Research project funded by the ANR and the DFG

Coordinators : Camille Cornand (GATE) and Frank Heinemann (TU Berlin)

Strategic uncertainty is the uncertainty that players face with respect to the strategies chosen by other players. While economic theory mostly applies equilibrium concepts like Nash or rational expectations equilibria that are based on the absence of strategic uncertainty, experiments show that real decision makers are sensitive to strategic uncertainty. Laboratory experiments have indicated that most humans waive a substantial part of their expected payoff in order to avoid that their payoff depends on the decisions by others, which is called strategic uncertainty aversion. This aversion has far-reaching consequences for economic efficiency, because it implies coordination failures and suboptimal levels of investment and risk-taking in market environments.

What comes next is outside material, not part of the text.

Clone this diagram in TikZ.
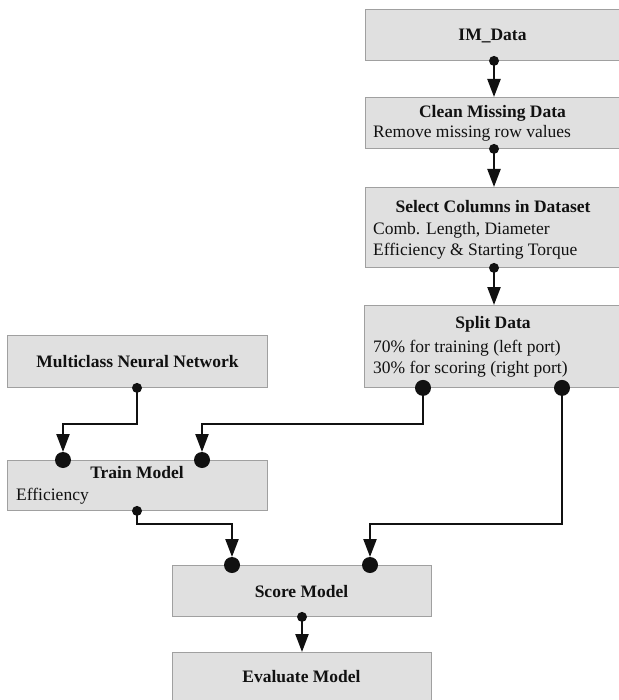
\documentclass[tikz,border=0pt]{standalone}
\usepackage{fontspec}
\setmainfont{Liberation Serif}
\usetikzlibrary{arrows.meta,calc}
\definecolor{boxfill}{HTML}{E0E0E0}
\definecolor{boxline}{HTML}{A0A0A0}
\definecolor{inkc}{HTML}{111111}
\begin{document}
\begin{tikzpicture}[x=1pt,y=-1pt,
  box/.style={draw=boxline, fill=boxfill, line width=0.9pt, anchor=north west, inner sep=0pt},
  ttl/.style={font=\fontsize{17.5}{21}\selectfont\bfseries, text=inkc, inner sep=0pt, text height=12pt, text depth=3.5pt},
  bdy/.style={font=\fontsize{17.5}{21}\selectfont, text=inkc, inner sep=0pt, text height=12pt, text depth=3.5pt, anchor=west},
  conn/.style={draw=inkc, line width=2.3pt, line join=miter, -{Triangle[length=18pt,width=13pt]}},
  sdot/.style={fill=inkc},
]
\useasboundingbox (0,0) rectangle (618,700);

% boxes
\node[box, minimum width=255pt, minimum height=51pt] (im) at (365,9) {};
\node[box, minimum width=255pt, minimum height=51pt] (clean) at (365,97) {};
\node[box, minimum width=255pt, minimum height=80pt] (select) at (365,187) {};
\node[box, minimum width=256pt, minimum height=82pt] (split) at (364,305) {};
\node[box, minimum width=260pt, minimum height=52pt] (mnn) at (7,335) {};
\node[box, minimum width=260pt, minimum height=50pt] (train) at (7,460) {};
\node[box, minimum width=259pt, minimum height=51pt] (score) at (172,565) {};
\node[box, minimum width=259pt, minimum height=52pt] (eval) at (172,652) {};

% texts
\node[ttl] (imT) at (492.5,36.5) {IM\_Data};
\node[ttl] (cleanT) at (492.5,113.5) {Clean Missing Data};
\node[bdy] (cleanB) at (373,133.5) {Remove missing row values};
\node[ttl] (selT) at (493,208.5) {Select Columns in Dataset};
\node[bdy] (selB1) at (373,230.5) {Comb. Length, Diameter};
\node[bdy] (selB2) at (373,251.5) {Efficiency \& Starting Torque};
\node[ttl] (splitT) at (493,324.5) {Split Data};
\node[bdy] (splitB1) at (373,348.5) {70\% for training (left port)};
\node[bdy] (splitB2) at (373,369.5) {30\% for scoring (right port)};
\node[ttl] (mnnT) at (137.5,363) {Multiclass Neural Network};
\node[ttl] (trainT) at (137,474.5) {Train Model};
\node[bdy] (trainB) at (16,496.5) {Efficiency};
\node[ttl] (scoreT) at (301.5,593) {Score Model};
\node[ttl] (evalT) at (301.5,678) {Evaluate Model};

% port x positions
\coordinate (cx) at (494,0);
\coordinate (xA) at (137,0);
\coordinate (xB) at (63,0);
\coordinate (xC) at (202,0);
\coordinate (xD) at (423,0);
\coordinate (xE) at (562,0);
\coordinate (xF) at (232,0);
\coordinate (xG) at (370,0);
\coordinate (xH) at (302,0);

% connectors
\draw[conn] (im.south -| cx) -- (clean.north -| cx);
\draw[conn] (clean.south -| cx) -- (select.north -| cx);
\draw[conn] (select.south -| cx) -- (split.north -| cx);
\draw[conn, shorten >=8pt] (mnn.south -| xA) -- ++(0,36) -| (train.north -| xB);
\draw[conn, shorten >=8pt] (split.south -| xD) -- ++(0,36) -| (train.north -| xC);
\draw[conn, shorten >=8pt] (split.south -| xE) -- ++(0,136) -| (score.north -| xG);
\draw[conn, shorten >=8pt] (train.south -| xA) -- ++(0,13) -| (score.north -| xF);
\draw[conn] (score.south -| xH) -- (eval.north -| xH);

% small dots
\foreach \p in {im.south -| cx, clean.south -| cx, select.south -| cx, mnn.south -| xA, train.south -| xA, score.south -| xH}
  \fill[sdot] (\p) circle (5pt);
% big dots
\foreach \p in {split.south -| xD, split.south -| xE, train.north -| xB, train.north -| xC, score.north -| xF, score.north -| xG}
  \fill[sdot] (\p) circle (8pt);
\end{tikzpicture}
\end{document}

Our project first aims at developing a method for measuring strategic uncertainty aversion. Our main idea is to elicit the willingness to pay for participating in a game and subjective probabilities for the potential payoffs in this game. The difference between the subjectively expected payoff and the willingness to pay is the amount that a subject is willing to waive for avoiding the respective uncertainty. This defines a premium for strategic uncertainty in a similar vein as the risk premium that measures the difference between a subject’s willingness to pay for participating in a lottery and the expected payoff from that lottery.

Secondly, we want to find out how strategic uncertainty aversion is affected by the characteristics of the game, and how it compares to risk aversion and ambiguity aversion in the classical sense. For this, we want to compare premia for strategic uncertainty in different games with risk premia and ambiguity premia (that are defined in a similar way for lotteries without known probabilities).

Because strategic uncertainty aversion may lead to inefficient outcomes, our third goal is to analyze by which means strategic uncertainty can be reduced. Here, we want to analyze the policy implications of strategic uncertainty aversion. In particular, we will consider applications to monetary economics and financial crises, where central banks and financial market regulators can change the characteristics of the game. We are also interested in how agents may themselves reduce strategic uncertainty by communication and by acquiring information about what the others know. To this aim, we will especially analyze how different communication channels and information affect the strategic uncertainty premium.

To communicate our results and promote research in the field, on top of participating at conferences and publishing our work in highly ranked journals, we plan to organize an international workshop on strategic uncertainty during the second year of the project.